Thanksgiving must be shared and the passage which follows his speaks of a special tithe every three years:
“When you have finished setting aside
all the tithes of your produce in the third year, the year of the tithes,
and you have given them to the Levite, the alien, the orphan and the widow,
that they may eat their fill in your own community,
you shall declare before the LORD, your God,
‘I have purged my house of the sacred portion
and I have given it to the Levite, the alien, the orphan and the widow,
just as you have commanded me.
In this I have not broken or forgotten any of your commandments:(Dt 26:12–13)
Notice that the care of those who have been ignored or dispossessed is not “charity” and a matter of discretion, but a commandment and thus a matter of Justice. It is part of the covenant that has and is as important and essential as sacrifice itself.
Therefore, it should come as no surprise that the next section recommits the people to that covenant
This day the LORD, your God, commands you to observe these statutes and decrees.
Be careful, then, to observe them with all your heart and with all your soul.
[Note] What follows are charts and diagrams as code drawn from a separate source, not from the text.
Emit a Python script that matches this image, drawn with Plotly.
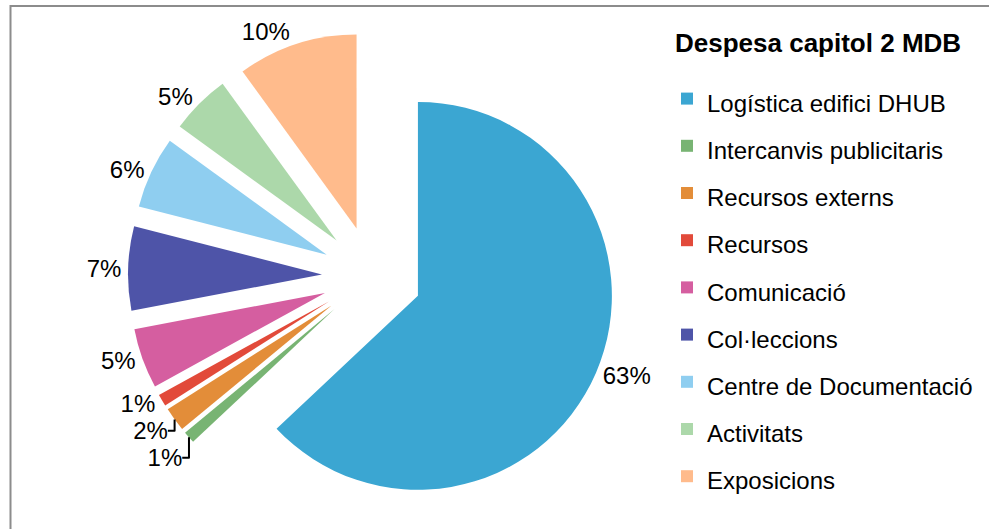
import plotly.graph_objects as go

categories = ["Logística edifici DHUB", "Intercanvis publicitaris", "Recursos externs",
              "Recursos", "Comunicació", "Col·leccions", "Centre de Documentació",
              "Activitats", "Exposicions"]
values = [63, 1, 2, 1, 5, 7, 6, 5, 10]
colors = ["#3BA6D2", "#78B473", "#E38D39", "#E24A3A", "#D55EA0",
          "#4E54A8", "#8FCEF0", "#ACD8AA", "#FFBB8C"]

FONT = "Liberation Sans, Arial, sans-serif"
W, H = 989, 529

legend_labels = ['<span style="font-size:24px">%s</span>' % c for c in categories]

cx, cy, R = 372, 276, 244
fig = go.Figure(go.Pie(
    labels=legend_labels,
    values=values,
    marker=dict(colors=colors, line=dict(width=0)),
    sort=False,
    direction="clockwise",
    rotation=0,
    pull=[0.258] * len(values),
    textinfo="percent",
    textposition="outside",
    texttemplate="%{percent:.0%}",
    outsidetextfont=dict(family=FONT, size=24, color="black"),
    domain=dict(x=[(cx - R) / W, (cx + R) / W],
                y=[1 - (cy + R) / H, 1 - (cy - R) / H]),
    showlegend=True,
))

fig.update_layout(
    width=W, height=H,
    margin=dict(l=0, r=0, t=0, b=0, autoexpand=False),
    paper_bgcolor="white",
    plot_bgcolor="white",
    font=dict(family=FONT, color="black"),
    title=dict(text="<b>Despesa capitol 2 MDB</b>", x=675 / W, xanchor="left",
               y=1 - 43 / H, yanchor="middle",
               font=dict(family=FONT, size=26, color="black")),
    legend=dict(x=667 / W, xanchor="left", y=1 - 70 / H, yanchor="top",
                font=dict(family=FONT, size=34, color="black"),
                bgcolor="rgba(0,0,0,0)"),
    shapes=[dict(type="rect", xref="paper", yref="paper",
                 x0=10.5 / W, x1=1.05, y0=-0.05, y1=1 - 6 / H,
                 line=dict(color="#8C8C8C", width=2), layer="below")],
)

fig.write_html("out.html",
               config={"displayModeBar": False},
               post_script="document.body.style.margin='0';")
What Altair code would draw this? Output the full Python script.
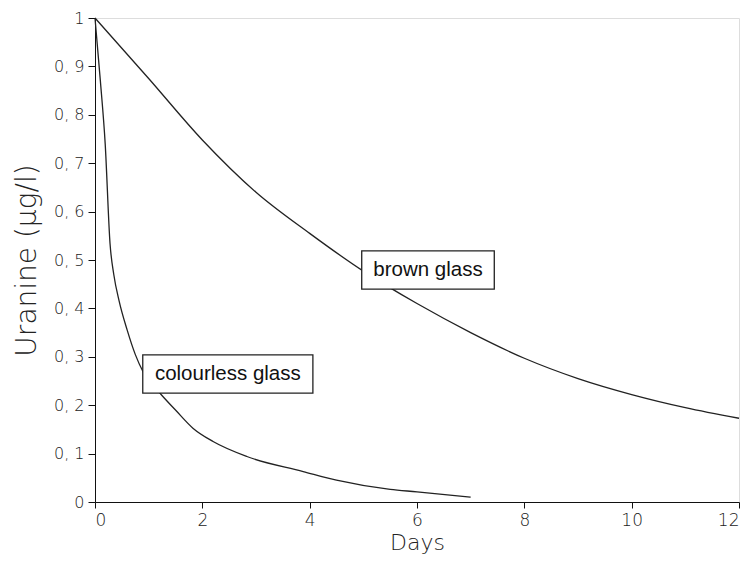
import altair as alt
import pandas as pd

brown_days = [0, 1, 2, 3, 4, 5, 6, 7, 8, 9, 10, 11, 12]
brown_vals = [1.0, 0.875, 0.748, 0.64, 0.555, 0.477, 0.41, 0.35, 0.297, 0.255, 0.222, 0.195, 0.173]

colourless_days = [0, 0.1, 0.19, 0.28, 0.35, 0.45, 0.6, 0.75, 0.9, 1.24, 1.5, 1.83, 2.2, 2.83, 3.88, 4.5, 5.5, 6.0, 7.0]
colourless_vals = [1.0, 0.87, 0.74, 0.534, 0.47, 0.415, 0.355, 0.305, 0.268, 0.221, 0.19, 0.152, 0.125, 0.094, 0.063, 0.045, 0.026, 0.021, 0.01]

label_text = ["brown glass", "colourless glass"]
label_x = [4.97, 0.89]
label_x2 = [7.44, 4.06]
label_y = [0.519, 0.304]
label_y2 = [0.44, 0.225]

df = pd.concat([
    pd.DataFrame({"day": brown_days, "val": brown_vals, "series": "brown"}),
    pd.DataFrame({"day": colourless_days, "val": colourless_vals, "series": "colourless"}),
])
boxes = pd.DataFrame({"text": label_text, "x": label_x, "x2": label_x2, "y": label_y, "y2": label_y2})
boxes["xc"] = (boxes["x"] + boxes["x2"]) / 2
boxes["yc"] = (boxes["y"] + boxes["y2"]) / 2

xs = alt.Scale(domain=[0, 12], nice=False, zero=False)
ys = alt.Scale(domain=[0, 1], nice=False)

x_axis = alt.Axis(values=[0, 2, 4, 6, 8, 10, 12], format="d", title="Days", grid=False,
                  labelFontSize=17, titleFontSize=22, tickSize=6,
                  labelFont="DejaVu Sans", titleFont="DejaVu Sans",
                  labelColor="#222", titleColor="#222", titleFontWeight=200, labelFontWeight=200,
                  domainColor="#111", tickColor="#111", labelPadding=4, titlePadding=4)
y_axis = alt.Axis(values=[0, 0.1, 0.2, 0.3, 0.4, 0.5, 0.6, 0.7, 0.8, 0.9, 1.0], title="Uranine (µg/l)", grid=False,
                  labelExpr="datum.value == 0 ? '0' : datum.value == 1 ? '1' : replace(format(datum.value, '.1f'), '.', ', ')",
                  labelFontSize=16, titleFontSize=28, tickSize=7,
                  labelFont="DejaVu Sans", titleFont="DejaVu Sans",
                  labelColor="#222", titleColor="#222", titleFontWeight=200, labelFontWeight=200,
                  domainColor="#111", tickColor="#111", labelPadding=4, titlePadding=12)

lines = alt.Chart(df).mark_line(color="#222", strokeWidth=1.3, interpolate="monotone").encode(
    x=alt.X("day:Q", scale=xs, axis=x_axis),
    y=alt.Y("val:Q", scale=ys, axis=y_axis),
    detail="series:N",
)

rects = alt.Chart(boxes).mark_rect(fill="white", stroke="#222", strokeWidth=1.3).encode(
    x="x:Q", x2="x2:Q", y="y:Q", y2="y2:Q",
)

texts = alt.Chart(boxes).mark_text(font="Liberation Sans", fontSize=20.5, color="#111").encode(
    x="xc:Q", y="yc:Q", text="text:N",
)

chart = alt.layer(lines, rects, texts).properties(
    width=644, height=484,
    autosize=alt.AutoSizeParams(type="none"),
    padding={"left": 87, "top": 10, "right": 5, "bottom": 58},
).configure_view(stroke="#111", strokeWidth=1.3).configure(background="white")

chart.save("out.html", embed_options={"renderer": "svg", "actions": False})
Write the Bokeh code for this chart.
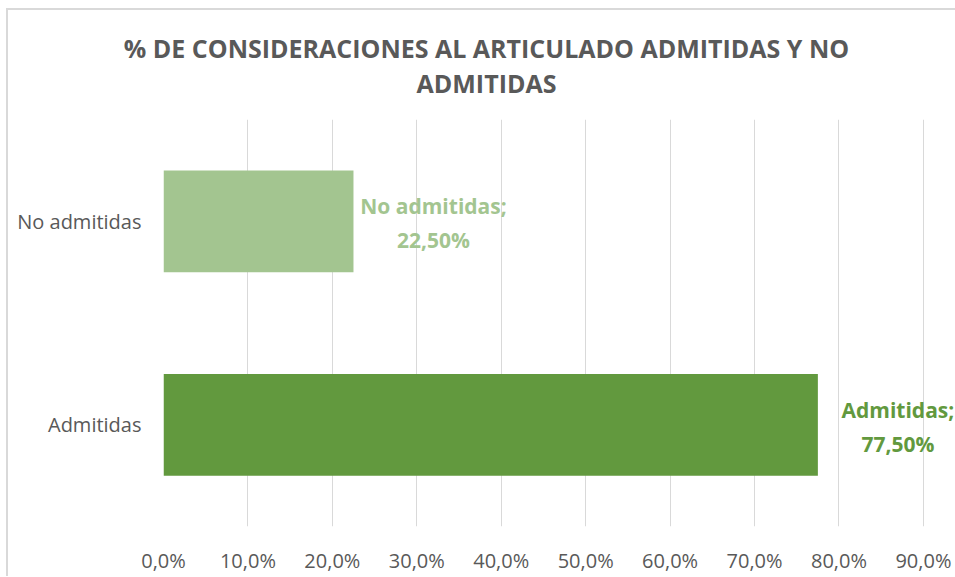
from bokeh.plotting import figure
from bokeh.models import FactorRange, Range1d, FixedTicker, ColumnDataSource, Div
from bokeh.layouts import column
from bokeh.core.properties import value
from bokeh.embed import file_html
from bokeh.resources import INLINE

categories = ["Admitidas", "No admitidas"]
values = [77.5, 22.5]
label_names = ["Admitidas;", "No admitidas;"]
label_values = ["77,50%", "22,50%"]
bar_colors = ["#62993E", "#A3C590"]
ticks = [0, 10, 20, 30, 40, 50, 60, 70, 80, 90]
tick_labels = ["0,0%", "10,0%", "20,0%", "30,0%", "40,0%", "50,0%", "60,0%", "70,0%", "80,0%", "90,0%"]
title_lines = ["% DE CONSIDERACIONES AL ARTICULADO ADMITIDAS Y NO", "ADMITIDAS"]

FONT = "Open Sans"
GRAY = "#595959"

src = ColumnDataSource(dict(cat=categories, val=values, name=label_names,
                            pct=label_values, color=bar_colors))

title_html = (
    "<div style=\"font-family:'Open Sans';font-size:25px;font-weight:bold;"
    f"color:{GRAY};text-align:center;line-height:34.5px;width:947px;"
    "box-sizing:border-box;padding-left:10px;padding-top:21px;margin:0;\">"
    + "<br>".join(title_lines) + "</div>"
)
title_div = Div(text=title_html, width=947, height=109, margin=0)

p = figure(width=947, height=457, output_backend="svg", toolbar_location=None,
           y_range=FactorRange(*categories, range_padding=0),
           x_range=Range1d(0, 93.8),
           min_border_left=155, min_border_right=0, min_border_top=0,
           min_border_bottom=46, margin=0)
p.title = None
p.outline_line_color = None
p.background_fill_color = "white"
p.border_fill_color = "white"

p.hbar(y="cat", right="val", left=0, height=0.5, color="color", source=src,
       line_color=None)

for col, yoff in (("name", -15), ("pct", 19)):
    p.text(x="val", y="cat", text=col, source=src, x_offset=80, y_offset=yoff,
           text_align="center", text_baseline="middle",
           text_font=value(FONT), text_font_size="21px",
           text_font_style="bold", text_color="color")

p.xaxis.ticker = FixedTicker(ticks=ticks)
p.xaxis.major_label_overrides = {t: l for t, l in zip(ticks, tick_labels)}
p.xgrid.ticker = FixedTicker(ticks=ticks)
p.xgrid.grid_line_color = "#D9D9D9"
p.xgrid.grid_line_width = 1
p.ygrid.grid_line_color = None

for ax in (p.xaxis, p.yaxis):
    ax.axis_line_color = None
    ax.major_tick_line_color = None
    ax.minor_tick_line_color = None
    ax.major_label_text_font = FONT
    ax.major_label_text_font_size = "20px"
    ax.major_label_text_color = GRAY
p.xaxis.major_label_standoff = 14
p.yaxis.major_label_standoff = 16

layout = column(title_div, p, spacing=0)
layout.styles = {"margin-left": "6px", "margin-top": "8px",
                 "border-left": "2px solid #D9D9D9", "border-top": "2px solid #D9D9D9",
                 "background-color": "white"}

open("out.html", "w").write(file_html(layout, INLINE))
Today you are making this agreement with the LORD:
he is to be your God and you are to walk in his ways
and observe his statutes, commandments and decrees,
and to hearken to his voice.
And today the LORD is making this agreement with you:
you are to be a people peculiarly his own, as he promised you;
and provided you keep all his commandments,
he will then raise you high in praise and renown and glory
above all other nations he has made,
and you will be a people sacred to the LORD, your God, as he promised.”(Dt 26:16–19)
This would have been especially important to the Jews struggling to restore the temple but also their way of life in Jerusalem. They needed to be reminded that they must maintain proper worship and that meant one centered on gratitude to God and inclusion of all. It also meant that worship could be conducted with great solemnity and precision, but if it was not matched by care of the poor and obedience to the commandments, it would be not only ineffective but blasphemous. They would not be peculiarly the people of God.
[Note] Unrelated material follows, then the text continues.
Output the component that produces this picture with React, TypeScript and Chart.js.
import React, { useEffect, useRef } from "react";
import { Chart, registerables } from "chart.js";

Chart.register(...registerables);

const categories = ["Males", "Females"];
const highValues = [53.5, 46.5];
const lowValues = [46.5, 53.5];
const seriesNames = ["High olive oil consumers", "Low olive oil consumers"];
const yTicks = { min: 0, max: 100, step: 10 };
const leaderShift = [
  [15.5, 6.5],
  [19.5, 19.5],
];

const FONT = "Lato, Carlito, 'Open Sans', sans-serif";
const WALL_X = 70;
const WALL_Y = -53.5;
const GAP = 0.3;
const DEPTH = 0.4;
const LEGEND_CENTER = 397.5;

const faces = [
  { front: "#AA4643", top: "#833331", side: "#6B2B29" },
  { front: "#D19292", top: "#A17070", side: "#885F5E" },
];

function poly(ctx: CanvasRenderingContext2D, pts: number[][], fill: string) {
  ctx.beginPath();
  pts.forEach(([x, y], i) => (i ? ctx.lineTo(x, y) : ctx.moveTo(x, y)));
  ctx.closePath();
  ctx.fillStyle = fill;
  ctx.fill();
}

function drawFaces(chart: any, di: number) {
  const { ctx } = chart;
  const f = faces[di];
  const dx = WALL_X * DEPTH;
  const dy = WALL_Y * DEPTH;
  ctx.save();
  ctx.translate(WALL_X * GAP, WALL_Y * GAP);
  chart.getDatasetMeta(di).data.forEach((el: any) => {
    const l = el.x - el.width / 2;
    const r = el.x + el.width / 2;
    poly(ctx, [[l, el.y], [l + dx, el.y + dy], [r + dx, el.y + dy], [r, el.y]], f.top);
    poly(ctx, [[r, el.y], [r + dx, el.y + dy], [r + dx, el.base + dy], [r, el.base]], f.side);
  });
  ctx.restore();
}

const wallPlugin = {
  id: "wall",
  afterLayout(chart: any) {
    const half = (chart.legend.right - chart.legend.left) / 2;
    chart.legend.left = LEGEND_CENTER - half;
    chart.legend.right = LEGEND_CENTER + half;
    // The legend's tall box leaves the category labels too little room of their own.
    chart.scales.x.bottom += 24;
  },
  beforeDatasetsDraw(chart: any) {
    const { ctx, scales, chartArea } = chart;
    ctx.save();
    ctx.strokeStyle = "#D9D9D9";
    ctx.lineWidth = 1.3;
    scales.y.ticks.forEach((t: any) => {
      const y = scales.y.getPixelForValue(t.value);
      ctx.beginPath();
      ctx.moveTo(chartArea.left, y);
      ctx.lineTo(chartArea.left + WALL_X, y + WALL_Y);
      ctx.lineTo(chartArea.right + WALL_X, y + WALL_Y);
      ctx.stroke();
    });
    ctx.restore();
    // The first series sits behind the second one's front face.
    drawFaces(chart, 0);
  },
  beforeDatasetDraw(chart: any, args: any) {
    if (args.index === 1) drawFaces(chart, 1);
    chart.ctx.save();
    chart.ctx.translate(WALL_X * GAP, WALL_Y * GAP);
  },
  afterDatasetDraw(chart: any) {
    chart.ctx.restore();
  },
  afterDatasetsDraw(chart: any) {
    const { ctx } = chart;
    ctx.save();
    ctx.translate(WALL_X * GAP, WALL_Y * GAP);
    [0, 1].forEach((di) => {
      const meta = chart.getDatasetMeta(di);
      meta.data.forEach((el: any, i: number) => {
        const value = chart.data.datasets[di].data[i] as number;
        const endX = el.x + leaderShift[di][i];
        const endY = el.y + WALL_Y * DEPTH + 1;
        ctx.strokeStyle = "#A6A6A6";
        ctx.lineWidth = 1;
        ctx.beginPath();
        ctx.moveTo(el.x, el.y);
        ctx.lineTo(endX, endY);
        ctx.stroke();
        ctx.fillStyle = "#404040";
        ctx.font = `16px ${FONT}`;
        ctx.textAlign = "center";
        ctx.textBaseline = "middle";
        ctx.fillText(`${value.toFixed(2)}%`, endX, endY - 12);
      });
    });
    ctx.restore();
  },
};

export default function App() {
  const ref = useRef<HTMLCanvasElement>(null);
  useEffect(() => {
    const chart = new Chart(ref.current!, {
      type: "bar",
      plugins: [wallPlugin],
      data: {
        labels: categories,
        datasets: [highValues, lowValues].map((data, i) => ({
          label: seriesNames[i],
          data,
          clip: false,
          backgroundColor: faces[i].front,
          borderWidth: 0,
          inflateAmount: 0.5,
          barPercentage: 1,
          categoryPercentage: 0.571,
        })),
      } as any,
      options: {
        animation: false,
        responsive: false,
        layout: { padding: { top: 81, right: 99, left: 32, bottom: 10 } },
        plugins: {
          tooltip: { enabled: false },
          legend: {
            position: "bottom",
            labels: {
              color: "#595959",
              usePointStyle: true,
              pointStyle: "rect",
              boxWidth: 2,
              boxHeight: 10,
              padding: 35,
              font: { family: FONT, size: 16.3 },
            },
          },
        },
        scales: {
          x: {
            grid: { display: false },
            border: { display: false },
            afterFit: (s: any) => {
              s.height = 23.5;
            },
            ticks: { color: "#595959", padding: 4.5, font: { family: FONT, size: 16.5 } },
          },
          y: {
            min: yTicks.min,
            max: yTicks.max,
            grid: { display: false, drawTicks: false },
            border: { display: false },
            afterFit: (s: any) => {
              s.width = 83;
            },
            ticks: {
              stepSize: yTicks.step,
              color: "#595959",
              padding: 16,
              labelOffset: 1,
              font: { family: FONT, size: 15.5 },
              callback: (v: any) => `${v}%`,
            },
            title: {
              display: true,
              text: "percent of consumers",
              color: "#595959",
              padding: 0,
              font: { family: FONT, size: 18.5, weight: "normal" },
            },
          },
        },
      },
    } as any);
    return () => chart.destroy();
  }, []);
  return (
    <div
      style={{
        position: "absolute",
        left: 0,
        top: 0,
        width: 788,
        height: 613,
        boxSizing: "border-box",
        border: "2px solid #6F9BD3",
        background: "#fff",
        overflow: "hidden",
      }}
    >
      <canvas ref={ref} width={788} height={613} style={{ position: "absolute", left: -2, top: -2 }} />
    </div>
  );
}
Most of this essay was written for the first Sunday of Lent 2019. I alluded to the many Syrians who had to leave their homeland with the shirts on the back and little else and the children separated from their parents on our own boarders. These are horrific but somewhat distant from our daily lives.
Now however we find ourselves with a major homeless problem in our city, people exiled from a place to live, and this week we saw cell-phone coverage of not only the damage inflicted by the Russian military on the people of Ukraine but intimate family tragedies as lives and homes are destroyed.
Jesus revealed to us that when we are not joined with him and his people, we are in exile no matter what our other circumstances. We must be as sensitive as the Jews to those who find themselves exiles, homeless, whether on our streets or in Ukraine or Syrian refugee camps.
Let us be reminded this Lent whenever we hear a homeless person mumbling or more likely screaming in the subway and see the pictures of destruction in Ukraine that, just as we cannot have a covenant with God without Jesus, we cannot have it without them as well.